In the thousands of years of its existence, many topics in art have lead to controversy and misunderstanding. Art is nonetheless the medium through which these topics are discussed and given wider recognition. There are so many artists working today who use political, economic, and social issues as vehicles in their artwork which often result in being received as too controversial, extremist, or politically incorrect. At this point in history, it is nearly impossible to envision harsher restrictions and censorship, just as it is difficult to separate the ethical boundaries of our own belief system from the way in which we view the visual arts.
So, can a stronghold of controversial artistic themes exist when it is done in the name of and for the sake of art?
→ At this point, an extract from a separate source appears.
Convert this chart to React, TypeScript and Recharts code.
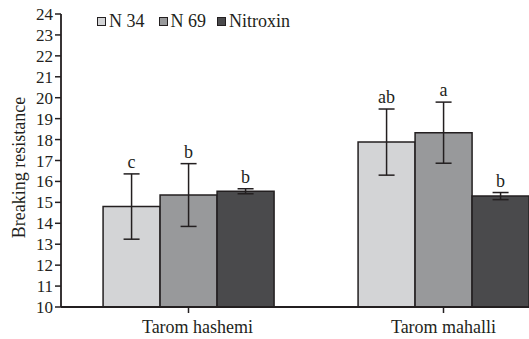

We are constantly torn between the rights and wrongs of contemporary art. Even in a Western democratic world which embraces its alleged freedom of speech, many people can still take offense to art that violates their inherent codes of ethics. While we gloat in our freedoms of speech and alleged progressive ways of thinking, we as human beings still manage to create ethical boundaries for ourselves which hinder and limit ideas that are portrayed in contemporary art. Considering this, what are the limitations of contemporary art even though its foundation is very much based on the freedom of institution and the seemingly limitless connotations that contemporary art ideals seem to delineate? What is right, and what is wrong?
As Oscar Wilde would agree, the true artist is the one who does not assimilate or abide, as art is a response to and a reflection of humanity. Art imitates life, and vice versa. The offense people take when viewing art is usually based on ignorance of the darker realities of life. In this regard, is it the idea and the physical, visual object which occupies our emotional space that truly offends us?
When considering a work of art it is difficult for people, including myself, to separate their own upbringings and cultural beliefs from their interpretation of the artwork and the same goes for artists. Sometimes there is a difference between the artwork and the artist’s intention and even so, with or without a given context we associate binaries to determine its appropriateness within our own contexts and consequently for others. Ethics in this case do not only occupy the physical object, but also the space in which it is placed.
Does that mean the ‘dog torturing’ Guillermo Vargas or the ‘glorified insect mass-murderer’ Damien Hirst should be safe from Animal Rights activists because they do it in the name of art? With that in mind, how can one differentiate the sociopath from the artist?
The world is full of labels and hypocrisy. People point fingers as harshly as they want to at whomever and whatever they choose. Hirst’s art deals with already dead specimens while Vargas’ works with the live decay of an animal. Many people would even agree that an insect’s life is inherently less valuable than that of a dog. In this sense, why would we favor one life over another? Who are we to determine why one work of art is more wrong than the other? Perhaps Vargas was also trying to prove this very point: that we as humans have the will to either act upon or ignore the situations around us and that humanity picks and chooses what it wants to see.
I understand that the hole that is ‘ethics in art’ is being dug deeper with these questions, but these are ideas we must think about more often. It is my concluding thought that as art remains to be a platform for the individual or collective artist’s ideas it should be executed in any imaginative way they feel is necessary. Though I do not condone the exploitative use of animal abuse for example, objectively speaking, through the analysis of modern and contemporary theories and their seemingly limitless boundaries, an artist should be allowed to express themselves freely despite the context and the impending criticism they may face. With that in mind, we as spectators must hold on to this same responsibility when we consume art.